Request: Below is some material; set it all down exactly, apart from the pictures.

---- Raw data

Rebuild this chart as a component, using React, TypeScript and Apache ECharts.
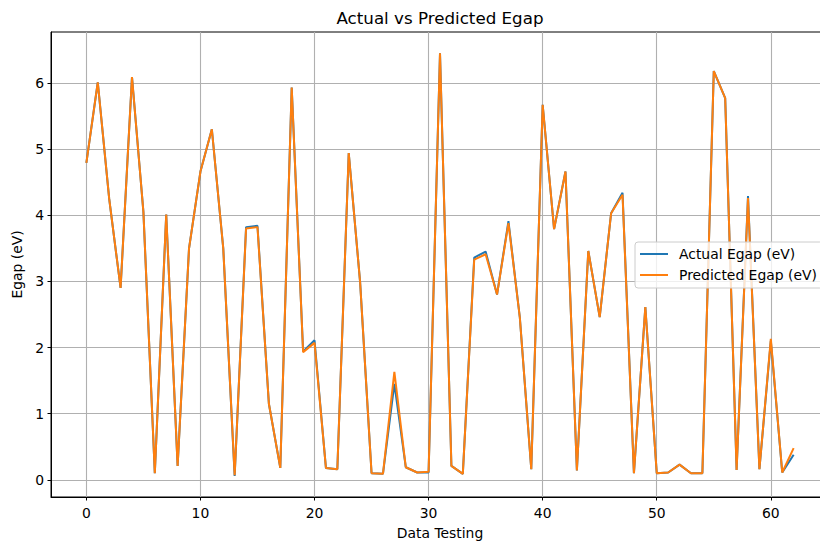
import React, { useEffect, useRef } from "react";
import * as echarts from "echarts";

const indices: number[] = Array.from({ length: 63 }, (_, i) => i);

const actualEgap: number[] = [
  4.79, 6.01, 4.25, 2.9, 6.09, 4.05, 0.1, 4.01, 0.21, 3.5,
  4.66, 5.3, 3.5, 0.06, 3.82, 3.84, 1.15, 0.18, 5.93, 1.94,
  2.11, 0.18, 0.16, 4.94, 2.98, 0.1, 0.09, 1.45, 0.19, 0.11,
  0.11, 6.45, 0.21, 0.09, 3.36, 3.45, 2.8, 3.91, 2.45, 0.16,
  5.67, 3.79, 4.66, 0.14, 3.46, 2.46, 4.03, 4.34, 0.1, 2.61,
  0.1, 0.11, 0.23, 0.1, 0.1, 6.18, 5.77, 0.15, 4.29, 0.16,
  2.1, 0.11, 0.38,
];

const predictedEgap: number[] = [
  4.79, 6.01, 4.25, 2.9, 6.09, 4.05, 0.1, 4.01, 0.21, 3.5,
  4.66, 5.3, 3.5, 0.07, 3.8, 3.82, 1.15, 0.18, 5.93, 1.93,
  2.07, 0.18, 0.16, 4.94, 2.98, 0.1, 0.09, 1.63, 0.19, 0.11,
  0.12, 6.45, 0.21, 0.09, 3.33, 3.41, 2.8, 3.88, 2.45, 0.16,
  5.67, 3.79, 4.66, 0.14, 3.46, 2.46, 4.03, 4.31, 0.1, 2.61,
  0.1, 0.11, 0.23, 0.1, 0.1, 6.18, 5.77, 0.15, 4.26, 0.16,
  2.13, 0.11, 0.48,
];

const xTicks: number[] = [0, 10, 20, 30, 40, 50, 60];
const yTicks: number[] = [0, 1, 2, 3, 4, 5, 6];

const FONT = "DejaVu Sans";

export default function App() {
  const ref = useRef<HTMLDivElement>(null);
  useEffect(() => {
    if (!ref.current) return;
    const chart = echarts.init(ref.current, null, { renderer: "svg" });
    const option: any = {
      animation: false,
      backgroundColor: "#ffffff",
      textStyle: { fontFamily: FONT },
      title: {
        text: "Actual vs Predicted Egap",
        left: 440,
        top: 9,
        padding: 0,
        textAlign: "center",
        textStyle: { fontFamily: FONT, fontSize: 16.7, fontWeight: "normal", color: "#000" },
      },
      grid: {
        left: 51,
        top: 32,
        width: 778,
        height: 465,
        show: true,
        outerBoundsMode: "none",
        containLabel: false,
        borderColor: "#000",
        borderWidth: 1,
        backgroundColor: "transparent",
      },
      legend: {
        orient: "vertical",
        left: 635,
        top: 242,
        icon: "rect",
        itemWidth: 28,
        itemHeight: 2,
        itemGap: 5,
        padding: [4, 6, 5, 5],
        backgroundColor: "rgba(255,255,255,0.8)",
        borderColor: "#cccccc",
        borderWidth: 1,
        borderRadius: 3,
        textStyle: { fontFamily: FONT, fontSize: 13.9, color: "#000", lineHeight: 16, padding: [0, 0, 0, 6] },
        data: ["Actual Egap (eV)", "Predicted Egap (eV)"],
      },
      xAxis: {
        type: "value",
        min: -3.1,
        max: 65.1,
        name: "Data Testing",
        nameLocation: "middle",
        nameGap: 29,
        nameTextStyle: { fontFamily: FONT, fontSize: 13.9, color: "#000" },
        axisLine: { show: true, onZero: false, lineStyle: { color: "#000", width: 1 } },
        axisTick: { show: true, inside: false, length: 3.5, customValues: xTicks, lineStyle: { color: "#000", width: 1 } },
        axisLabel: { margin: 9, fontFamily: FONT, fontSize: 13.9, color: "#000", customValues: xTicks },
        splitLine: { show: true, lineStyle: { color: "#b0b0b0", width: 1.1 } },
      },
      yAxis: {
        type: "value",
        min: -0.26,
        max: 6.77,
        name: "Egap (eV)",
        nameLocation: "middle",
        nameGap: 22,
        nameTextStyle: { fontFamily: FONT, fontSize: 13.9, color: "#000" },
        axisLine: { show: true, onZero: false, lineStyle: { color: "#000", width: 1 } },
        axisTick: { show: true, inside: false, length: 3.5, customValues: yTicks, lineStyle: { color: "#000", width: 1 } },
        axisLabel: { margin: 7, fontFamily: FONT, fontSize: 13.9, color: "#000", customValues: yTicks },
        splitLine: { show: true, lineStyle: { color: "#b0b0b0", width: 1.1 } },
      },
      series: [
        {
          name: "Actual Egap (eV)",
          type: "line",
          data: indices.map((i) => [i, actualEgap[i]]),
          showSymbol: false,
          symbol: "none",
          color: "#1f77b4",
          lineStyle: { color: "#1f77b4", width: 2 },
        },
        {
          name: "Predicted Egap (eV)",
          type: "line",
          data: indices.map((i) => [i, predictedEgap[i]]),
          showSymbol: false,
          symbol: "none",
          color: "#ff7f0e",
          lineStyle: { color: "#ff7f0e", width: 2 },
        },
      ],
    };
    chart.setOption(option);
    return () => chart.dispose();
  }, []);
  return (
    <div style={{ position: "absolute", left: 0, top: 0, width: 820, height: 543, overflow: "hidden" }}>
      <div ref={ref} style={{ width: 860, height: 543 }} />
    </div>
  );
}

--------

Result of this task:
Rebuild this chart as a component, using React, TypeScript and Apache ECharts.
import React, { useEffect, useRef } from "react";
import * as echarts from "echarts";

const indices: number[] = Array.from({ length: 63 }, (_, i) => i);

const actualEgap: number[] = [
  4.79, 6.01, 4.25, 2.9, 6.09, 4.05, 0.1, 4.01, 0.21, 3.5,
  4.66, 5.3, 3.5, 0.06, 3.82, 3.84, 1.15, 0.18, 5.93, 1.94,
  2.11, 0.18, 0.16, 4.94, 2.98, 0.1, 0.09, 1.45, 0.19, 0.11,
  0.11, 6.45, 0.21, 0.09, 3.36, 3.45, 2.8, 3.91, 2.45, 0.16,
  5.67, 3.79, 4.66, 0.14, 3.46, 2.46, 4.03, 4.34, 0.1, 2.61,
  0.1, 0.11, 0.23, 0.1, 0.1, 6.18, 5.77, 0.15, 4.29, 0.16,
  2.1, 0.11, 0.38,
];

const predictedEgap: number[] = [
  4.79, 6.01, 4.25, 2.9, 6.09, 4.05, 0.1, 4.01, 0.21, 3.5,
  4.66, 5.3, 3.5, 0.07, 3.8, 3.82, 1.15, 0.18, 5.93, 1.93,
  2.07, 0.18, 0.16, 4.94, 2.98, 0.1, 0.09, 1.63, 0.19, 0.11,
  0.12, 6.45, 0.21, 0.09, 3.33, 3.41, 2.8, 3.88, 2.45, 0.16,
  5.67, 3.79, 4.66, 0.14, 3.46, 2.46, 4.03, 4.31, 0.1, 2.61,
  0.1, 0.11, 0.23, 0.1, 0.1, 6.18, 5.77, 0.15, 4.26, 0.16,
  2.13, 0.11, 0.48,
];

const xTicks: number[] = [0, 10, 20, 30, 40, 50, 60];
const yTicks: number[] = [0, 1, 2, 3, 4, 5, 6];

const FONT = "DejaVu Sans";

export default function App() {
  const ref = useRef<HTMLDivElement>(null);
  useEffect(() => {
    if (!ref.current) return;
    const chart = echarts.init(ref.current, null, { renderer: "svg" });
    const option: any = {
      animation: false,
      backgroundColor: "#ffffff",
      textStyle: { fontFamily: FONT },
      title: {
        text: "Actual vs Predicted Egap",
        left: 440,
        top: 9,
        padding: 0,
        textAlign: "center",
        textStyle: { fontFamily: FONT, fontSize: 16.7, fontWeight: "normal", color: "#000" },
      },
      grid: {
        left: 51,
        top: 32,
        width: 778,
        height: 465,
        show: true,
        outerBoundsMode: "none",
        containLabel: false,
        borderColor: "#000",
        borderWidth: 1,
        backgroundColor: "transparent",
      },
      legend: {
        orient: "vertical",
        left: 635,
        top: 242,
        icon: "rect",
        itemWidth: 28,
        itemHeight: 2,
        itemGap: 5,
        padding: [4, 6, 5, 5],
        backgroundColor: "rgba(255,255,255,0.8)",
        borderColor: "#cccccc",
        borderWidth: 1,
        borderRadius: 3,
        textStyle: { fontFamily: FONT, fontSize: 13.9, color: "#000", lineHeight: 16, padding: [0, 0, 0, 6] },
        data: ["Actual Egap (eV)", "Predicted Egap (eV)"],
      },
      xAxis: {
        type: "value",
        min: -3.1,
        max: 65.1,
        name: "Data Testing",
        nameLocation: "middle",
        nameGap: 29,
        nameTextStyle: { fontFamily: FONT, fontSize: 13.9, color: "#000" },
        axisLine: { show: true, onZero: false, lineStyle: { color: "#000", width: 1 } },
        axisTick: { show: true, inside: false, length: 3.5, customValues: xTicks, lineStyle: { color: "#000", width: 1 } },
        axisLabel: { margin: 9, fontFamily: FONT, fontSize: 13.9, color: "#000", customValues: xTicks },
        splitLine: { show: true, lineStyle: { color: "#b0b0b0", width: 1.1 } },
      },
      yAxis: {
        type: "value",
        min: -0.26,
        max: 6.77,
        name: "Egap (eV)",
        nameLocation: "middle",
        nameGap: 22,
        nameTextStyle: { fontFamily: FONT, fontSize: 13.9, color: "#000" },
        axisLine: { show: true, onZero: false, lineStyle: { color: "#000", width: 1 } },
        axisTick: { show: true, inside: false, length: 3.5, customValues: yTicks, lineStyle: { color: "#000", width: 1 } },
        axisLabel: { margin: 7, fontFamily: FONT, fontSize: 13.9, color: "#000", customValues: yTicks },
        splitLine: { show: true, lineStyle: { color: "#b0b0b0", width: 1.1 } },
      },
      series: [
        {
          name: "Actual Egap (eV)",
          type: "line",
          data: indices.map((i) => [i, actualEgap[i]]),
          showSymbol: false,
          symbol: "none",
          color: "#1f77b4",
          lineStyle: { color: "#1f77b4", width: 2 },
        },
        {
          name: "Predicted Egap (eV)",
          type: "line",
          data: indices.map((i) => [i, predictedEgap[i]]),
          showSymbol: false,
          symbol: "none",
          color: "#ff7f0e",
          lineStyle: { color: "#ff7f0e", width: 2 },
        },
      ],
    };
    chart.setOption(option);
    return () => chart.dispose();
  }, []);
  return (
    <div style={{ position: "absolute", left: 0, top: 0, width: 820, height: 543, overflow: "hidden" }}>
      <div ref={ref} style={{ width: 860, height: 543 }} />
    </div>
  );
}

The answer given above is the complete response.